§ **EXERCISE GOAL**
Leave out the pictures and restate the rest of the data exactly.

§ **EXTRACTED ENTRIES**

_ _ _

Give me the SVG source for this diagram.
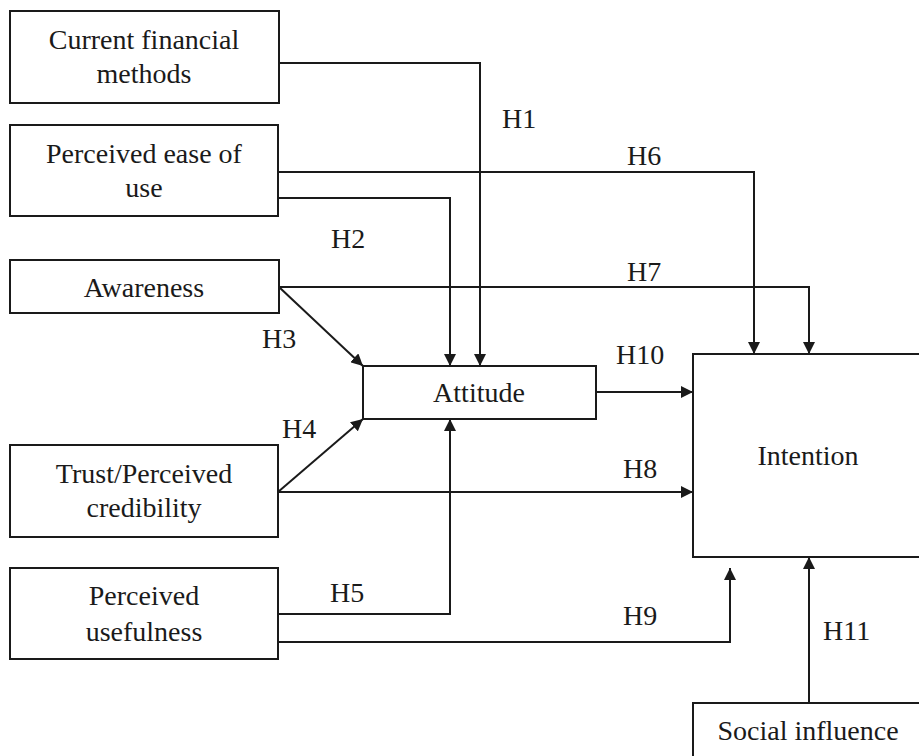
<svg xmlns="http://www.w3.org/2000/svg" width="919" height="756" viewBox="0 0 919 756">
<style>
.box{fill:#fff;stroke:#1a1a1a;stroke-width:2}
text{font-family:'Liberation Serif','Times New Roman','DejaVu Serif',serif;font-size:28px;fill:#1a1a1a}
.t{text-anchor:middle}
.c{fill:none;stroke:#1a1a1a;stroke-width:2;marker-end:url(#ah)}
</style>
<defs>
<marker id="ah" markerWidth="12" markerHeight="12" viewBox="0 0 12 12" refX="12" refY="6" orient="auto" markerUnits="userSpaceOnUse">
<path d="M0,0 L12,6 L0,12 Z" fill="#1a1a1a"/>
</marker>
</defs>
<rect width="919" height="756" fill="#fff"/>
<g id="connectors">
<path class="c" d="M279,63 H480 V366"/>
<path class="c" d="M278,172 H754 V354"/>
<path class="c" d="M278,198 H450 V366"/>
<path class="c" d="M279,287 H809 V354"/>
<path class="c" d="M279,287 L363,366"/>
<path class="c" d="M278,492 L363,419"/>
<path class="c" d="M278,492 H693"/>
<path class="c" d="M596,392 H693"/>
<path class="c" d="M278,614 H450 V419"/>
<path class="c" d="M278,642 H730 V568"/>
<path class="c" d="M809,703 V557"/>
</g>
<g id="labels">
<text x="502" y="128">H1</text>
<text x="627" y="165">H6</text>
<text x="331" y="248">H2</text>
<text x="627" y="281">H7</text>
<text x="262" y="348">H3</text>
<text x="616" y="364">H10</text>
<text x="282" y="438">H4</text>
<text x="623" y="478">H8</text>
<text x="330" y="602">H5</text>
<text x="623" y="625">H9</text>
<text x="823" y="640">H11</text>
</g>
<g id="node-current">
<rect class="box" x="10" y="11" width="269" height="92"/>
<text class="t" x="144" y="49">Current financial</text>
<text class="t" x="144" y="83">methods</text>
</g>
<g id="node-ease">
<rect class="box" x="10" y="125" width="268" height="91"/>
<text class="t" x="144" y="163">Perceived ease of</text>
<text class="t" x="144" y="197">use</text>
</g>
<g id="node-awareness">
<rect class="box" x="10" y="260" width="269" height="53"/>
<text class="t" x="144" y="297">Awareness</text>
</g>
<g id="node-attitude">
<rect class="box" x="363" y="366" width="233" height="53"/>
<text class="t" x="479" y="402">Attitude</text>
</g>
<g id="node-trust">
<rect class="box" x="10" y="445" width="268" height="92"/>
<text class="t" x="144" y="483">Trust/Perceived</text>
<text class="t" x="144" y="517">credibility</text>
</g>
<g id="node-usefulness">
<rect class="box" x="10" y="568" width="268" height="91"/>
<text class="t" x="144" y="605">Perceived</text>
<text class="t" x="144" y="641">usefulness</text>
</g>
<g id="node-intention">
<rect class="box" x="693" y="354" width="236" height="203"/>
<text class="t" x="808" y="465">Intention</text>
</g>
<g id="node-social">
<rect class="box" x="693" y="703" width="236" height="70"/>
<text class="t" x="808" y="740">Social influence</text>
</g>
</svg>
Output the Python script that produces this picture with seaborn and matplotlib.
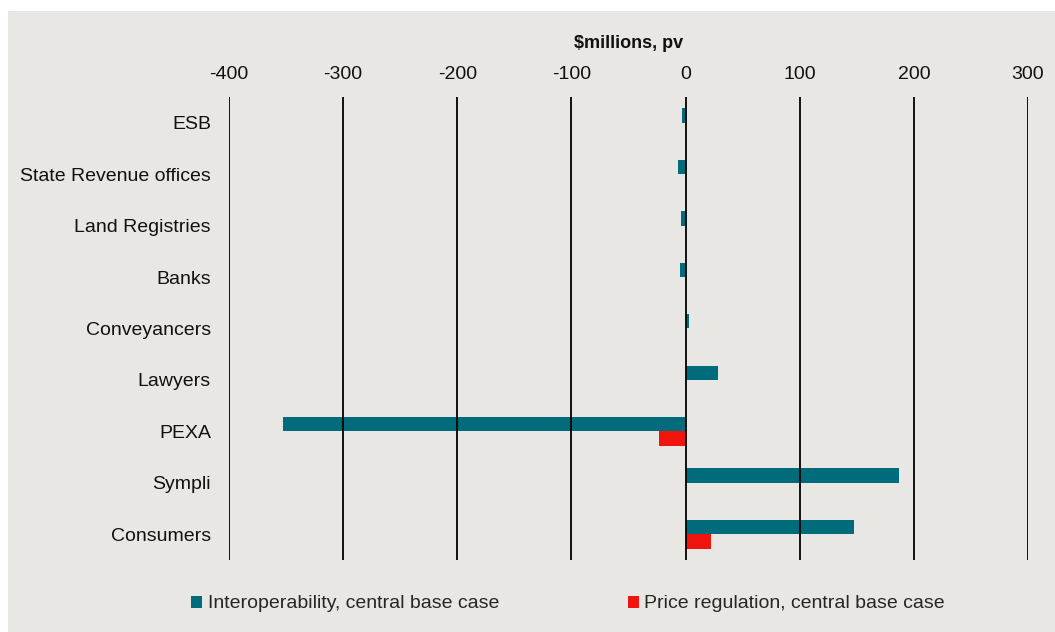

_ _ _

§ **COMPLETED TASK**
Give me the SVG source for this diagram.
<svg xmlns="http://www.w3.org/2000/svg" width="919" height="756" viewBox="0 0 919 756">
<style>
.box{fill:#fff;stroke:#1a1a1a;stroke-width:2}
text{font-family:'Liberation Serif','Times New Roman','DejaVu Serif',serif;font-size:28px;fill:#1a1a1a}
.t{text-anchor:middle}
.c{fill:none;stroke:#1a1a1a;stroke-width:2;marker-end:url(#ah)}
</style>
<defs>
<marker id="ah" markerWidth="12" markerHeight="12" viewBox="0 0 12 12" refX="12" refY="6" orient="auto" markerUnits="userSpaceOnUse">
<path d="M0,0 L12,6 L0,12 Z" fill="#1a1a1a"/>
</marker>
</defs>
<rect width="919" height="756" fill="#fff"/>
<g id="connectors">
<path class="c" d="M279,63 H480 V366"/>
<path class="c" d="M278,172 H754 V354"/>
<path class="c" d="M278,198 H450 V366"/>
<path class="c" d="M279,287 H809 V354"/>
<path class="c" d="M279,287 L363,366"/>
<path class="c" d="M278,492 L363,419"/>
<path class="c" d="M278,492 H693"/>
<path class="c" d="M596,392 H693"/>
<path class="c" d="M278,614 H450 V419"/>
<path class="c" d="M278,642 H730 V568"/>
<path class="c" d="M809,703 V557"/>
</g>
<g id="labels">
<text x="502" y="128">H1</text>
<text x="627" y="165">H6</text>
<text x="331" y="248">H2</text>
<text x="627" y="281">H7</text>
<text x="262" y="348">H3</text>
<text x="616" y="364">H10</text>
<text x="282" y="438">H4</text>
<text x="623" y="478">H8</text>
<text x="330" y="602">H5</text>
<text x="623" y="625">H9</text>
<text x="823" y="640">H11</text>
</g>
<g id="node-current">
<rect class="box" x="10" y="11" width="269" height="92"/>
<text class="t" x="144" y="49">Current financial</text>
<text class="t" x="144" y="83">methods</text>
</g>
<g id="node-ease">
<rect class="box" x="10" y="125" width="268" height="91"/>
<text class="t" x="144" y="163">Perceived ease of</text>
<text class="t" x="144" y="197">use</text>
</g>
<g id="node-awareness">
<rect class="box" x="10" y="260" width="269" height="53"/>
<text class="t" x="144" y="297">Awareness</text>
</g>
<g id="node-attitude">
<rect class="box" x="363" y="366" width="233" height="53"/>
<text class="t" x="479" y="402">Attitude</text>
</g>
<g id="node-trust">
<rect class="box" x="10" y="445" width="268" height="92"/>
<text class="t" x="144" y="483">Trust/Perceived</text>
<text class="t" x="144" y="517">credibility</text>
</g>
<g id="node-usefulness">
<rect class="box" x="10" y="568" width="268" height="91"/>
<text class="t" x="144" y="605">Perceived</text>
<text class="t" x="144" y="641">usefulness</text>
</g>
<g id="node-intention">
<rect class="box" x="693" y="354" width="236" height="203"/>
<text class="t" x="808" y="465">Intention</text>
</g>
<g id="node-social">
<rect class="box" x="693" y="703" width="236" height="70"/>
<text class="t" x="808" y="740">Social influence</text>
</g>
</svg>
Output the Python script that produces this picture with seaborn and matplotlib.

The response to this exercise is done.